About half of the cases seen by counselors at the center run by the Young Women's Christian Association in Lusaka are fighting legal battles against their families from their beds. Traditionally in Africa, a widow remains in her husband's village and is cared for by in-laws. With urbanization and difficult economic times, the modern case is different. Although the widow and her children are legally entitled to all household property, the family home, and 70% of outside assets (In-laws receive the other 30%.), the women fear beatings and bewitching if they claim their property. If the husband dies without a will, a legal representative is appointed to handle the estate. This person is often a brother who treats the appointment as a license to steal.

The widow does have legal control over the appointment, but fears reprisals. Courts do not oversee the administrator; the widow must take legal action if she is robbed.

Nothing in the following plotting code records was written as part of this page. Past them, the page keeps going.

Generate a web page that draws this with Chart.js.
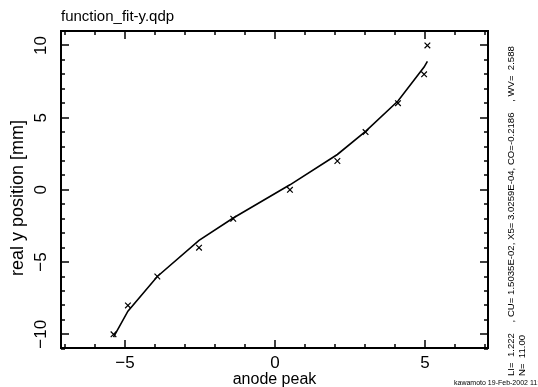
<!DOCTYPE html>
<html>
<head>
<meta charset="utf-8">
<script src="https://cdn.jsdelivr.net/npm/chart.js@4"></script>
<style>
  html, body { margin: 0; padding: 0; background: #fff; }
  #wrap { width: 538px; height: 387px; position: relative; }
</style>
</head>
<body>
<div id="wrap"><canvas id="fitChart"></canvas></div>
<script>
// measured points (x = anode peak, y = real y position)
const anodePeak = [-5.38, -4.9, -3.92, -2.53, -1.39, 0.5, 2.08, 3.02, 4.1, 4.97, 5.08];
const realY = [-10, -8, -6, -4, -2, 0, 2, 4, 6, 8, 10];
// fitted model at the same x values
const modelY = [-10.2, -8.4, -6.0, -3.5, -1.95, 0.35, 2.45, 4.05, 6.15, 8.5, 8.9];

const xMajor = [-5, 0, 5];
const yMajor = [-10, -5, 0, 5, 10];
const xMinor = [-7, -6, -4, -3, -2, -1, 1, 2, 3, 4, 6, 7];
const yMinor = [-11, -9, -8, -7, -6, -4, -3, -2, -1, 1, 2, 3, 4, 6, 7, 8, 9, 11];

const titleText = 'function_fit-y.qdp';
const xTitle = 'anode peak';
const yTitle = 'real y position [mm]';
const fitText = 'LI=  1.222    , CU= 1.5035E-02, X5= 3.0259E-04, CO=-0.2186    , WV=  2.588';
const nText = 'N=  11.00';
const stampText = 'kawamoto 19-Feb-2002 11:3';

const FONT = '"Liberation Sans", "DejaVu Sans", sans-serif';

const qdpFrame = {
    id: 'qdpFrame',
    afterDatasetsDraw(chart) {
        const { ctx, chartArea: a, scales } = chart;
        const xs = scales.x, ys = scales.y;
        ctx.save();
        ctx.strokeStyle = '#000';
        ctx.fillStyle = '#000';

        // frame
        ctx.lineWidth = 2;
        ctx.strokeRect(a.left, a.top, a.right - a.left, a.bottom - a.top);

        // ticks, inward on all sides
        ctx.lineWidth = 1.5;
        const tickX = (vals, len) => vals.forEach(v => {
            const px = Math.round(xs.getPixelForValue(v));
            ctx.beginPath();
            ctx.moveTo(px, a.bottom); ctx.lineTo(px, a.bottom - len);
            ctx.moveTo(px, a.top); ctx.lineTo(px, a.top + len);
            ctx.stroke();
        });
        const tickY = (vals, len) => vals.forEach(v => {
            const py = Math.round(ys.getPixelForValue(v));
            ctx.beginPath();
            ctx.moveTo(a.left, py); ctx.lineTo(a.left + len, py);
            ctx.moveTo(a.right, py); ctx.lineTo(a.right - len, py);
            ctx.stroke();
        });
        tickX(xMajor, 8); tickX(xMinor, 4);
        tickY(yMajor, 8); tickY(yMinor, 4);

        // x tick labels
        ctx.font = '17px ' + FONT;
        ctx.textAlign = 'center';
        ctx.textBaseline = 'middle';
        xMajor.forEach(v => {
            const lbl = v < 0 ? '\u2212' + Math.abs(v) : String(v);
            ctx.fillText(lbl, xs.getPixelForValue(v), 363);
        });
        ctx.font = '16px ' + FONT;
        ctx.fillText(xTitle, (a.left + a.right) / 2, 380);

        // y tick labels, rotated
        ctx.font = '17px ' + FONT;
        yMajor.forEach(v => {
            const lbl = v < 0 ? '\u2212' + Math.abs(v) : String(v);
            ctx.save();
            ctx.translate(41, ys.getPixelForValue(v));
            ctx.rotate(-Math.PI / 2);
            ctx.fillText(lbl, 0, 0);
            ctx.restore();
        });
        ctx.font = '18px ' + FONT;
        ctx.save();
        ctx.translate(18, 198);
        ctx.rotate(-Math.PI / 2);
        ctx.fillText(yTitle, 0, 0);
        ctx.restore();

        // title
        ctx.font = '15px ' + FONT;
        ctx.textAlign = 'left';
        ctx.fillText(titleText, a.left, 17);

        // fit parameters on the right
        ctx.font = '9.6px ' + FONT;
        ctx.save();
        ctx.translate(511, 376);
        ctx.rotate(-Math.PI / 2);
        ctx.fillText(fitText, 0, 0);
        ctx.restore();
        ctx.save();
        ctx.translate(522, 376);
        ctx.rotate(-Math.PI / 2);
        ctx.fillText(nText, 0, 0);
        ctx.restore();

        ctx.font = '7px ' + FONT;
        ctx.fillText(stampText, 454, 383);
        ctx.restore();
    }
};

new Chart(document.getElementById('fitChart'), {
    type: 'scatter',
    data: {
        datasets: [{
            label: 'data',
            data: anodePeak.map((x, i) => ({ x: x, y: realY[i] })),
            pointStyle: 'crossRot',
            pointRadius: 4,
            pointBorderWidth: 1.2,
            borderColor: '#000',
            backgroundColor: '#000',
            showLine: false
        }, {
            label: 'model',
            data: anodePeak.map((x, i) => ({ x: x, y: modelY[i] })),
            showLine: true,
            pointRadius: 0,
            borderColor: '#000',
            borderWidth: 1.6,
            tension: 0
        }]
    },
    options: {
        responsive: true,
        maintainAspectRatio: false,
        animation: false,
        layout: { padding: { left: 61, right: 50, top: 31, bottom: 39 } },
        plugins: {
            legend: { display: false },
            tooltip: { enabled: false }
        },
        scales: {
            x: { type: 'linear', min: -7.13, max: 7.1, display: false },
            y: { type: 'linear', min: -10.95, max: 11.0, display: false }
        }
    },
    plugins: [qdpFrame]
});
</script>
</body>
</html>
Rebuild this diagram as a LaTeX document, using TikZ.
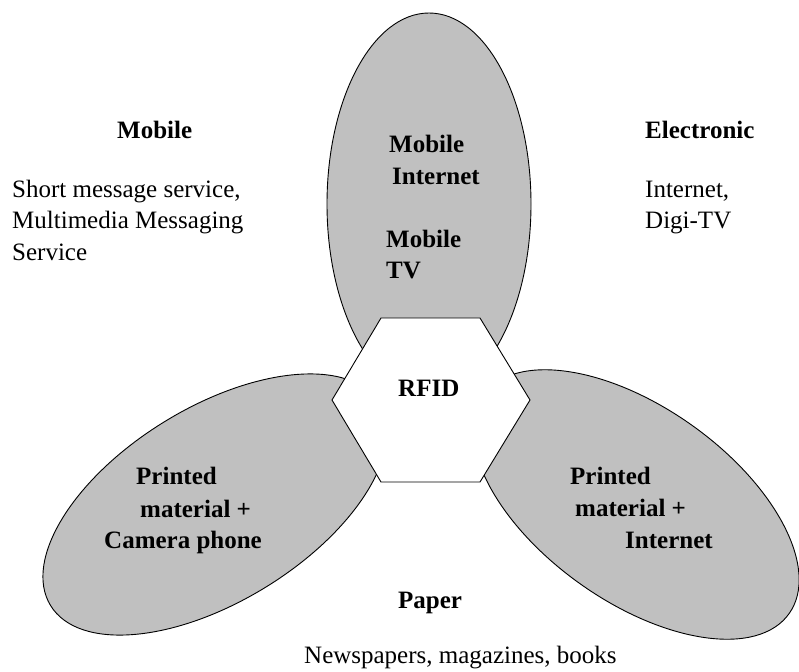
\documentclass[tikz,border=0pt]{standalone}
\usepackage{fontspec}
\setmainfont{Liberation Serif}
\definecolor{petal}{HTML}{C0C0C0}
\begin{document}
\begin{tikzpicture}[x=1pt,y=-1pt,
  petalshape/.style={fill=petal,draw=black,line width=0.9pt},
  hexshape/.style={fill=white,draw=black,line width=0.9pt,line join=miter},
  lbl/.style={anchor=base west,inner sep=0pt,font=\fontsize{25}{31.5}\selectfont},
  blbl/.style={lbl,font=\fontsize{25}{31.5}\selectfont\bfseries}]
\useasboundingbox (0,0) rectangle (799,671);
% petals
\draw[petalshape] (429,204) ellipse [x radius=102, y radius=191];
\draw[petalshape,shift={(215,504.5)},rotate=31.6] (0,0) ellipse [x radius=193, y radius=97];
\draw[petalshape,shift={(636,504.5)},rotate=-35.5] (0,0) ellipse [x radius=188, y radius=97];
% hexagon
\draw[hexshape] (381,318) -- (480,318) -- (530,400) -- (480,482) -- (381,482) -- (332,400) -- cycle;
% texts
\node[blbl] (mobh) at (117,139) {Mobile};
\node[lbl] (mob1) at (12,197) {Short message service,};
\node[lbl] (mob2) at (12,228) {Multimedia Messaging};
\node[lbl] (mob3) at (12,260) {Service};
\node[blbl] (elh) at (645,139) {Electronic};
\node[lbl] (el1) at (645,197) {Internet,};
\node[lbl] (el2) at (645,228) {Digi-TV};
\node[blbl] (mi1) at (389,153) {Mobile};
\node[blbl] (mi2) at (392,184) {Internet};
\node[blbl] (mt1) at (386,247) {Mobile};
\node[blbl] (mt2) at (386,278) {TV};
\node[blbl] (rfid) at (398,396) {RFID};
\node[blbl] (pc1) at (136,484) {Printed};
\node[blbl] (pc2) at (140,517) {material +};
\node[blbl] (pc3) at (104,548) {Camera phone};
\node[blbl] (pi1) at (570,484) {Printed};
\node[blbl] (pi2) at (575,516) {material +};
\node[blbl] (pi3) at (625,548) {Internet};
\node[blbl] (paph) at (398,608) {Paper};
\node[lbl] (pap1) at (304,663) {Newspapers, magazines, books};
\end{tikzpicture}
\end{document}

This requires withdrawing the original appointment, appointing the widow as the new administrator, and attempting to acquire the stolen property. This is quite difficult to do for a woman confined to her bed with AIDS even if she has children. Police refuse to help, even when the widow is threatened with death. In addition, customary practices for widows are abusive. The widow, who may have AIDS, can be beaten and made to crawl to the funeral ceremony; she is blamed for the death of her husband and often is forced to have sex with her brother-in-law (to prove she is free of her husband's spirit). In some cultures she must fast during the 3-day funeral and cannot bathe for a year afterwards. Individual stories are described. Women's groups worldwide are lobbying for stronger laws to protect widow's rights.